To: zonder who wrote (40088)5/19/2003 10:04:35 AM
From: Jorj X Mckie  Respond to of 57110
 
Personally, I am short the USD ever since Fed governor Bernanke's November 2002 speech where he went to pains to explain just what printing money does to the value of a currency

for those willing to listen....

though there was lip service to the strong dollar, there were other more statements and actions that made it clear that the strong dollar policy was a thing of the past.

Frankly, I prefer a more honest approach, but I don't expect that from the government...any government.

Paranoid? I think that the economic policies in the past 10 years have been downright reckless. I'm most familiar with the U.S., but we weren't alone in this. And it isn't confined to the period when there was a democrat in the white house. The Fed policy in the past couple of years has been unimaginative and dangerous. By unimaginative, I mean that we basically did the same thing that Japan did. The best thing that the gov't/Fed could have done is to let the bubble deflate on its own without intervention. It would have been fast and furious and it would have hurt, but it would also be done by now. Instead, I fear that this could be prolonged significantly by the continued intervention. But back to Treasury Secy Snow, that is why his policy gives me hope...finally someone is letting the market forces do their job.



To: zonder who wrote (40088)5/19/2003 10:16:12 AM
From: GraceZ  Read Replies (1) | Respond to of 57110
 
the deeply negative interest rate is a perverse inventive to move into riskier assets and not lose money after inflation.

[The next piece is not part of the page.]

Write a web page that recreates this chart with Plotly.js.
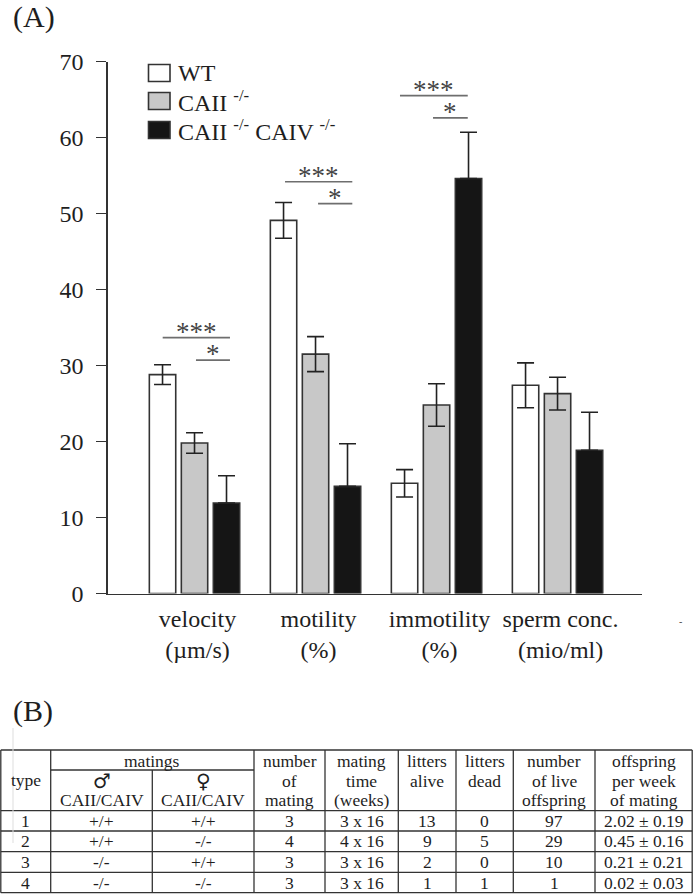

Bingo. Its designed to get people out of safe and to engage risk. Perversely people seem to be content to sit on huge sums at .7% interest nominal, money is still piling up in money market funds. They are resolving their need for income by bidding up the bonds, a strategy which has to blow up at some point.

Unfortunately this is what comes of trying to use monetary policy to the exclusion of fiscal policy. It is fiscal policy which sets up the conditions for real growth in the economy.